BAGHDAD: Iraq’s parliament called on Sunday for US and other foreign troops to leave amid a growing backlash against the US killing of a top Iranian military commander that has heightened fears of a wider Middle East conflict.

Qassem Soleimani was killed on Friday in a US drone strike on his convoy at Baghdad airport, an attack that carried US-Iranian hostilities into uncharted waters and stoked concern about a major conflagration.

In a war of words between Iran and the United States, US Secretary of State Mike Pompeo said on Sunday Washington would target any Iranian decision-makers it chose if there were further attacks on US interests by Iranian forces or their proxies.

On Friday, Iranian Supreme Leader Ayatollah Ali Khamenei had said Soleimani’s death would intensify Tehran’s resistance to the United States and Israel.

Abuhamzeh, the Revolutionary Guards’ commander in Kerman province, mentioned a series of possible targets for reprisals including the Gulf waterway through which about a third of the world’s ship-borne oil is exported to global markets.

Trump threatens to hit 52 sites in Iran

“The Strait of Hormuz is a vital point for the West and a large number of American destroyers and warships cross there,” he was quoted as saying on Friday evening by the semi-official news agency Tasnim.

“Vital American targets in the region have long since been identified by Iran... Some 35 US targets in the region as well as Tel Aviv are within our reach,” he added.

US President Donald Trump tweeted on Saturday Iran “is talking very boldly about targeting certain USA assets”. He said the United States had “targeted 52 Iranian sites”, some “at a very high level & important to Iran & the Iranian culture, and those targets, and Iran itself, WILL BE HIT VERY FAST AND VERY HARD”.

As Washington and Tehran traded threats and counter-threats, the European Union, Britain and Oman urged them to make diplomatic efforts to defuse the crisis.

In its resolution on Sunday, the Iraqi parliament called for an end to all foreign troop presence in the country, reflecting the fears of many in Iraq that the strike could engulf them in another war between two bigger powers long at odds in Iraq and across the region.

“The Iraqi government must work to end the presence of any foreign troops on Iraqi soil and prohibit them from using its land, airspace or water for any reason,” it said.

While such resolutions are not binding on the government, this one is likely to be heeded: Prime Minister Adel Abdul Mahdihad earlier called on parliament to end foreign troop presence as soon as possible.

Pompeo told CBS’s Face the Nation show that Washington was watching very closely what took place in the Iraqi parliament. He did not say whether the United States would remove its troops from Iraq if requested by the Iraqi government.

Some 5,000 US troops remain in Iraq, most in an advisory role.

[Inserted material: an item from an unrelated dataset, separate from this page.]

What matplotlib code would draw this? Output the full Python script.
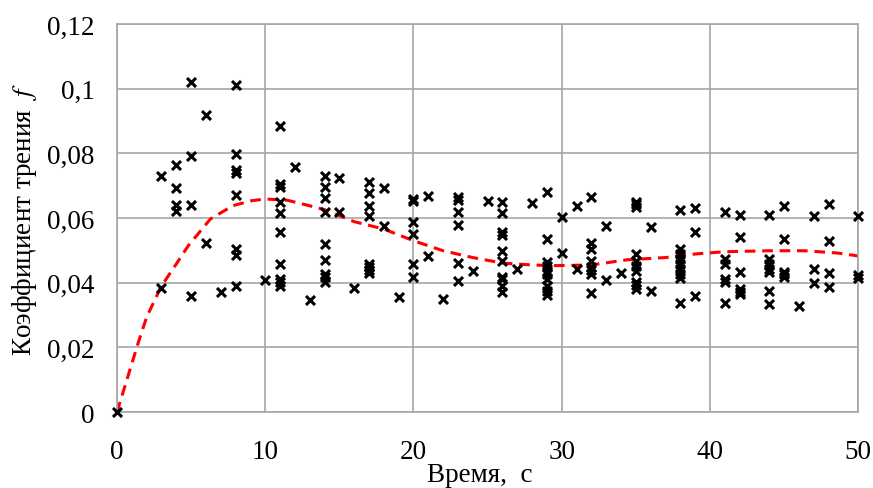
import matplotlib
matplotlib.use("Agg")
import matplotlib.pyplot as plt

# measured friction coefficient, grouped by time (s)
times = [0, 3, 4, 5, 6, 7, 8, 10, 11, 12, 13, 14, 15, 16, 17, 18, 19, 20, 21, 22,
         23, 24, 25, 26, 27, 28, 29, 30, 31, 32, 33, 34, 35, 36, 38, 39, 41, 42,
         44, 45, 46, 47, 48, 50]
values = [
    [0.0],
    [0.0731, 0.0383],
    [0.0764, 0.0692, 0.0640, 0.0623],
    [0.1022, 0.0793, 0.0641, 0.0358],
    [0.0919, 0.0523],
    [0.0373],
    [0.1010, 0.0797, 0.0750, 0.0738, 0.0671, 0.0504, 0.0486, 0.0390],
    [0.0408],
    [0.0886, 0.0705, 0.0697, 0.0650, 0.0615, 0.0556, 0.0458, 0.0411, 0.0401, 0.0390],
    [0.0757],
    [0.0346],
    [0.0731, 0.0695, 0.0661, 0.0618, 0.0520, 0.0470, 0.0427, 0.0418, 0.0401],
    [0.0723, 0.0620],
    [0.0383],
    [0.0712, 0.0677, 0.0638, 0.0607, 0.0458, 0.0448, 0.0438, 0.0430],
    [0.0692, 0.0576],
    [0.0355],
    [0.0659, 0.0654, 0.0589, 0.0551, 0.0458, 0.0417],
    [0.0669, 0.0482],
    [0.0350],
    [0.0665, 0.0655, 0.0618, 0.0578, 0.0461, 0.0406],
    [0.0437],
    [0.0654],
    [0.0649, 0.0615, 0.0556, 0.0548, 0.0499, 0.0468, 0.0418, 0.0412, 0.0391, 0.0372],
    [0.0442],
    [0.0646],
    [0.0681, 0.0535, 0.0463, 0.0452, 0.0437, 0.0427, 0.0411, 0.0391, 0.0375, 0.0362],
    [0.0602, 0.0491],
    [0.0638, 0.0442],
    [0.0666, 0.0523, 0.0504, 0.0468, 0.0448, 0.0438, 0.0427, 0.0368],
    [0.0576, 0.0409],
    [0.0430],
    [0.0649, 0.0642, 0.0635, 0.0489, 0.0468, 0.0452, 0.0437, 0.0402, 0.0392, 0.0381],
    [0.0571, 0.0375],
    [0.0626, 0.0504, 0.0489, 0.0473, 0.0458, 0.0442, 0.0427, 0.0414, 0.0339],
    [0.0630, 0.0556, 0.0358],
    [0.0618, 0.0473, 0.0458, 0.0411, 0.0401, 0.0339],
    [0.0609, 0.0540, 0.0434, 0.0380, 0.0370, 0.0365],
    [0.0609, 0.0473, 0.0458, 0.0442, 0.0433, 0.0375, 0.0334],
    [0.0638, 0.0535, 0.0433, 0.0427, 0.0418],
    [0.0327],
    [0.0605, 0.0444, 0.0399],
    [0.0643, 0.0530, 0.0430, 0.0386],
    [0.0605, 0.0424, 0.0414],
]

# trend line (red dashed)
trend_t = [0, 0.7, 1.4, 2, 3, 4, 4.8, 6.3, 7.8, 9, 10, 11.5, 13, 14, 16, 18, 20, 22,
           24, 26, 28, 29.5, 32, 34.4, 37, 39, 41, 44, 46.4, 48.6, 50]
trend_f = [0, 0.0105, 0.021, 0.0294, 0.039, 0.0458, 0.0514, 0.0597, 0.0638, 0.0653,
           0.0659, 0.0655, 0.0638, 0.0626, 0.0589, 0.0566, 0.053, 0.0499, 0.0478,
           0.0461, 0.0455, 0.0453, 0.0455, 0.0471, 0.0478, 0.0489, 0.0496, 0.0499,
           0.0499, 0.0492, 0.0483]

yticks = [0, 0.02, 0.04, 0.06, 0.08, 0.1, 0.12]
ytick_labels = ["0", "0,02", "0,04", "0,06", "0,08", "0,1", "0,12"]
xticks = [0, 10, 20, 30, 40, 50]

plt.rcParams['font.family'] = ['Liberation Serif', 'DejaVu Serif']
plt.rcParams['mathtext.fontset'] = 'stix'

fig = plt.figure(figsize=(8.73, 4.89), dpi=100)
ax = fig.add_axes([0.134, 0.155, 0.849, 0.794])

t_all = [t for t, vs in zip(times, values) for _ in vs]
f_all = [v for vs in values for v in vs]
ax.scatter(t_all, f_all, marker='x', s=42, c='black', linewidths=2.2, zorder=3,
           clip_on=False)
ax.plot(trend_t, trend_f, color='#ff0000', lw=2.2, dashes=(3.5, 2.2), zorder=2)

ax.set_xlim(0, 50)
ax.set_ylim(0, 0.12)
ax.set_xticks(xticks)
ax.set_yticks(yticks)
ax.set_yticklabels(ytick_labels)
ax.tick_params(length=0, labelsize=19.5)
ax.tick_params(axis='y', pad=16)
ax.tick_params(axis='x', pad=19)
ax.grid(True, color='#a6a6a6', lw=1.2)
ax.set_axisbelow(True)
for s in ax.spines.values():
    s.set_color('#a6a6a6')
    s.set_linewidth(1.2)

ax.set_xlabel("Время,  с", fontsize=19.5)
ax.xaxis.set_label_coords(0.49, -0.128)
ax.set_ylabel("Коэффициент трения  $\\mathit{f}$", fontsize=19.5, labelpad=6)

fig.savefig("out.png", dpi=100)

Iran’s Supreme National Security Council Secretary Ali Shamkhani told state television the Iraqi parliament’s vote meant the US military presence in Iraq was considered an occupation.

Despite decades of US-Iran enmity, Iranian-backed militia and US troops fought side by side during Iraq’s 2014-17 war against the militant Islamic State group, their common enemy.

‘Terrorist in a suit’

Earlier on Sunday, Iran lambasted Trump for threatening to hit 52 Iranian sites, including targets important to Iranian culture, if Tehran attacks Americans or US assets in retaliation for Soleimani’s death.

“Like IS, Like Hitler, Like Genghis! They all hate cultures. Trump is a terrorist in a suit. He will learn history very soon that NOBODY can defeat ‘the Great Iranian Nation & Culture’,” Information and Telecommunications Minister Mohammad Javad Azari-Jahromi wrote on Twitter.

In remarks to Fox News on Sunday, Pompeo said Trump had not threatened to target Iranian cultural sites.

Soleimani masterminded Iran’s clandestine and military operations abroad as head of the Revolutionary Guards’ Quds Force, creating an arc of Shia power with the help of proxy militias confronting the regional might of the United States, Israel and Saudi Arabia.